Paris is beyond fed up with Airbnb

The City of Love has lost any love for Airbnb.

Paris is threatening to take home-sharing company Airbnb to court if it doesn’t take down hundreds of listings for apartments whose owners have failed to register with local authorities, AFP reports:

Mayor Anne Hidalgo’s deputy in charge of housing, Ian Brossat, told AFP the city had written to five holiday rental sites—Airbnb, HomeAway, Paris Attitude, Sejourning and Windu—to demand they remove properties whose owners have defied the city’s new registration requirements.

If they do not comply the city will take legal action, he added.

As of July, Paris was Airbnb’s biggest city, with 65,000 homes. That same month, the city council voted to require hosts to register with the town hall before listing an apartment for a short-term rental on Airbnb or similar website, beginning Dec. 1.

The city council vote followed a report in January from the Paris mayor’s office that blamed Airbnb for population declines in the heart of the city. Airbnb “has been a catastrophe for central Paris,” 1st arrondissement mayor Jean-François Legaret told Le Parisien at the time. Paris lets people rent out their primary residence for at most 120 days a year.

According to AFP, only 11,000 properties have been registered with Paris so far, less than a fifth of total listings. Paris officials have reportedly flagged around 1,000 Airbnb ads that are violating local regulations, plus a hundred or so each on four competing platforms. Owners who fail to register their apartments or exceed the legal limit can be fined up to €50,000 (about $59,000).

Airbnb couldn’t immediately be reached for comment.

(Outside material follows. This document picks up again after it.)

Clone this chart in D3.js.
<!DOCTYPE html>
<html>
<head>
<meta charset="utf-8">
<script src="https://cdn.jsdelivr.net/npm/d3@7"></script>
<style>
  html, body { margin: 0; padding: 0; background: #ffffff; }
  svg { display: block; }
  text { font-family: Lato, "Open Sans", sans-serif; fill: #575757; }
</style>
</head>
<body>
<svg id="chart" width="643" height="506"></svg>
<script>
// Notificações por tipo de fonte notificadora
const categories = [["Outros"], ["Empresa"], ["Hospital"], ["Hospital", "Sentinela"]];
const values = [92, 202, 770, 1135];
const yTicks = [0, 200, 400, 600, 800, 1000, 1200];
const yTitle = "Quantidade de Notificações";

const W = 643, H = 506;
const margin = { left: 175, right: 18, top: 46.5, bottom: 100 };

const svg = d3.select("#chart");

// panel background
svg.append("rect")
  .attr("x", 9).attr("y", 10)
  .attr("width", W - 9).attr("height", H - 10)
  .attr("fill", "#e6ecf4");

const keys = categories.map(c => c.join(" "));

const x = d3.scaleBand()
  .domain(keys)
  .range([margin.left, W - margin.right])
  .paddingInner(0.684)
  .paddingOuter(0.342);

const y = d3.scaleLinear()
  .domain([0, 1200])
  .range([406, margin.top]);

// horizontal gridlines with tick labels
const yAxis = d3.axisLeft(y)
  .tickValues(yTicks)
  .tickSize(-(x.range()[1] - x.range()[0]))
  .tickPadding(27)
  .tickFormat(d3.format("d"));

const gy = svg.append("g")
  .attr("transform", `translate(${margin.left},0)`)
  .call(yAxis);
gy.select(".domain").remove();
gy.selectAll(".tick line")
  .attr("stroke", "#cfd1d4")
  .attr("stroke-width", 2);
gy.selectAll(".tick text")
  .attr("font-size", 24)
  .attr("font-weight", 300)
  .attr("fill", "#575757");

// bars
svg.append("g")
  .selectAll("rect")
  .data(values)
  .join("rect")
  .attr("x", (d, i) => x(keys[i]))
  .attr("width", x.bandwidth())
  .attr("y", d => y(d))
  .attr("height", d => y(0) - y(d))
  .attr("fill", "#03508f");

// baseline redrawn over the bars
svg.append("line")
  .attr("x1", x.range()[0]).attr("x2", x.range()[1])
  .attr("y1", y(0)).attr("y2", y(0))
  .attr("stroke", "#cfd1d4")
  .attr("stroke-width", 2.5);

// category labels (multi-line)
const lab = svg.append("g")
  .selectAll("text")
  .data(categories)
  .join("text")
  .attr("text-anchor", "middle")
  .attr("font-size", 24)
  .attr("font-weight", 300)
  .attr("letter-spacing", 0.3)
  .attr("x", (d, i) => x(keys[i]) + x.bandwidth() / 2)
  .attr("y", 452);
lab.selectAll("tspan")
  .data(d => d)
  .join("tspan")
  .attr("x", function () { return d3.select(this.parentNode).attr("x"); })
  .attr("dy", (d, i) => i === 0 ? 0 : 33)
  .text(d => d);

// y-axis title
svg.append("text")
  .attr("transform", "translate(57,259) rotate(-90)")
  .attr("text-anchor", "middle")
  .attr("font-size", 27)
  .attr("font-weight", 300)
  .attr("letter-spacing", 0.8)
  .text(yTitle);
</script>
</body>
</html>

Last month, ahead of the registration rule kicking in, Airbnb said it would automatically limit hosts in central Paris to renting their apartments for 120 days a year, in line with the city’s cap. Paris officials were unimpressed with this gesture, as Airbnb only volunteered to enforce the 120-day limit in the first four arrondissements, which don’t include tourist-heavy neighborhoods like Montmarte or the Left Bank.

“The law says illegal listings should be removed in all the arrondissements,” Brossat tweeted on Nov. 14. “Last I heard, the law of profit doesn’t trump the laws of the Republic.”

Airbnb, founded in 2008, used to flout home-rental regulations aggressively. In 2016 and 2017, the rules started catching up with it, from Paris to Barcelona to Santa Monica, California.

One concern for Airbnb is that these regulatory scuffles are starting to scare hosts and guests away from the brand. In November, analysts at Morgan Stanley noted a “surprising” slowdown in new Airbnb users in the US and Europe, citing increased privacy and safety concerns.

“Typically consumers become more comfortable with emerging technologies as awareness/testing/adoption grow,” Morgan Stanley’s analysts wrote. “This doesn’t appear to be happening for Airbnb.”